Editor’s note: This article was a finalist for the 2024 IACP Food Writing Awards for Narrative Beverage Writing.
Images from the Cité du Vin, Bordeaux, photographed by the author in July 2016 and June 2019. Many thanks to enologist Kryss Speegle MW for her expert review of this article.
Nice work, Meg. I’ve been doing a little research on why Chablis doesn’t show the butter notes even though it does go through Malolactic conversion. Do you have any leads on answers to this one? I know timing is involved, and some LAB create more diacetyl than others, but nothing definitive. Thanks!

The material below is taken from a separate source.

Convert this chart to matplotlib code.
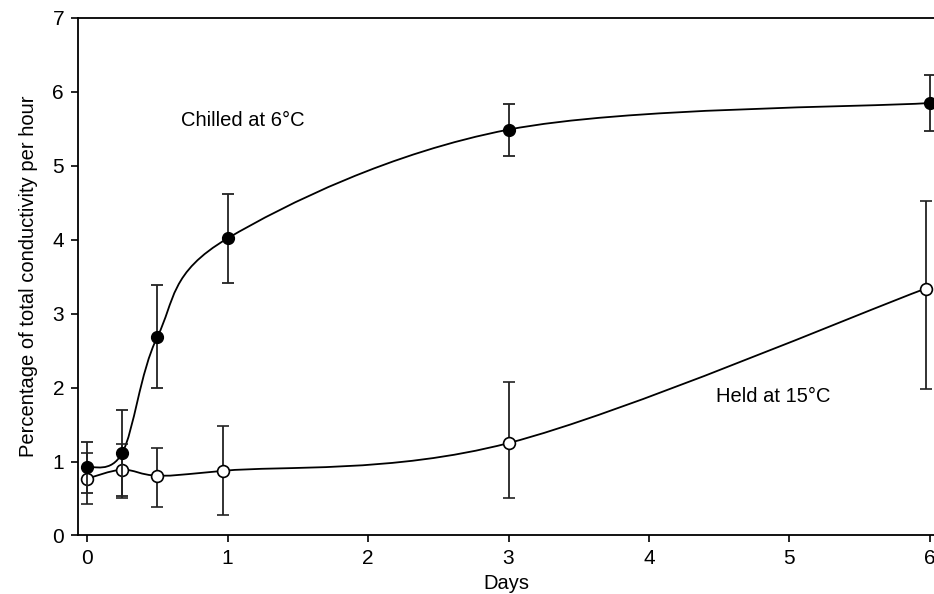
import numpy as np
import matplotlib
matplotlib.use('Agg')
import matplotlib.pyplot as plt
from matplotlib.path import Path
from matplotlib.patches import PathPatch

plt.rcParams['font.family'] = ['Liberation Sans', 'DejaVu Sans']

# chilled at 6 C (filled circles)
chilled_days = [0, 0.25, 0.5, 1, 3, 6]
chilled_val = [0.92, 1.12, 2.69, 4.02, 5.49, 5.85]
chilled_err = [0.35, 0.58, 0.70, 0.60, 0.35, 0.38]

# held at 15 C (open circles)
held_days = [0, 0.25, 0.5, 0.97, 3, 5.97]
held_val = [0.77, 0.89, 0.81, 0.875, 1.25, 3.34]
held_err_lo = [0.35, 0.38, 0.42, 0.60, 0.74, 1.36]
held_err_hi = [0.35, 0.35, 0.38, 0.60, 0.82, 1.18]


def smooth_path(x, y):
    # spreadsheet-style smoothed line: cubic Bezier pieces through the points
    p = np.column_stack([x, y]).astype(float)
    ext = np.vstack([p[0], p, p[-1]])
    verts = [p[0]]
    codes = [Path.MOVETO]
    for i in range(len(p) - 1):
        c1 = p[i] + (ext[i + 2] - ext[i]) / 6
        c2 = p[i + 1] - (ext[i + 3] - ext[i + 1]) / 6
        verts += [c1, c2, p[i + 1]]
        codes += [Path.CURVE4] * 3
    return Path(verts, codes)


fig = plt.figure(figsize=(9.34, 5.94), dpi=100)
ax = fig.add_axes([0.0835, 0.0985, 0.9165, 0.8712])

for xv, yv in [(chilled_days, chilled_val), (held_days, held_val)]:
    ax.add_patch(PathPatch(smooth_path(xv, yv), fc='none', ec='black', lw=1.3, zorder=2))

ax.errorbar(held_days, held_val, yerr=[held_err_lo, held_err_hi], fmt='o',
            color='black', mfc='white', mec='black', ms=8.5, mew=1.2,
            ecolor='#222222', elinewidth=1.3, capsize=4.5, capthick=1.3, zorder=3)
ax.errorbar(chilled_days, chilled_val, yerr=chilled_err, fmt='o',
            color='black', mfc='black', mec='black', ms=8.5,
            ecolor='#222222', elinewidth=1.3, capsize=4.5, capthick=1.3, zorder=4)

ax.text(0.67, 5.62, 'Chilled at 6°C', fontsize=14.5, va='center', ha='left')
ax.text(4.48, 1.88, 'Held at 15°C', fontsize=14.5, va='center', ha='left')

ax.set_xlim(-0.066, 6.03)
ax.set_ylim(0, 7)
ax.set_xticks([0, 1, 2, 3, 4, 5, 6])
ax.set_yticks([0, 1, 2, 3, 4, 5, 6, 7])
ax.set_xlabel('Days', fontsize=14.5, labelpad=4)
ax.set_ylabel('Percentage of total conductivity per hour', fontsize=14.5, labelpad=10)
ax.spines['right'].set_visible(False)
for s in ['left', 'bottom', 'top']:
    ax.spines[s].set_linewidth(1.3)
ax.tick_params(direction='out', length=5, width=1.2, labelsize=15, pad=5)

fig.savefig('out.png', dpi=100)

Jeff, thank you. I don’t have specifics to point to except that I believe Chablis has high malic to begin with. I also understand that, as you say, the different strains of LAB have different outcomes vis a vis diacetyl. I will do some research and write back as I know more. Thank you for reading! Cheers, Meg
Well done Meg. When you discuss comparing wines with and without MLF I always think of the Hyde Chardonnays from Ramey and Massican. Two very different approaches to the same grape & same place. Can’t say I like one more than the other, except that Dan’s is considerably less expensive!
Thank you, David. I love that example! For readers who aren’t familiar with these wines, Dan Petroski, winemaker at Massican, doesn’t let his Hyde Vineyard Chardonnay go through malo, while David Ramey, of Ramey Wine Cellars, puts that same fruit through full malo (using ambient cultures). This A/B test would set you back $145, plus shipping, so it would be a pricey, if worthy, way to test one’s tastes.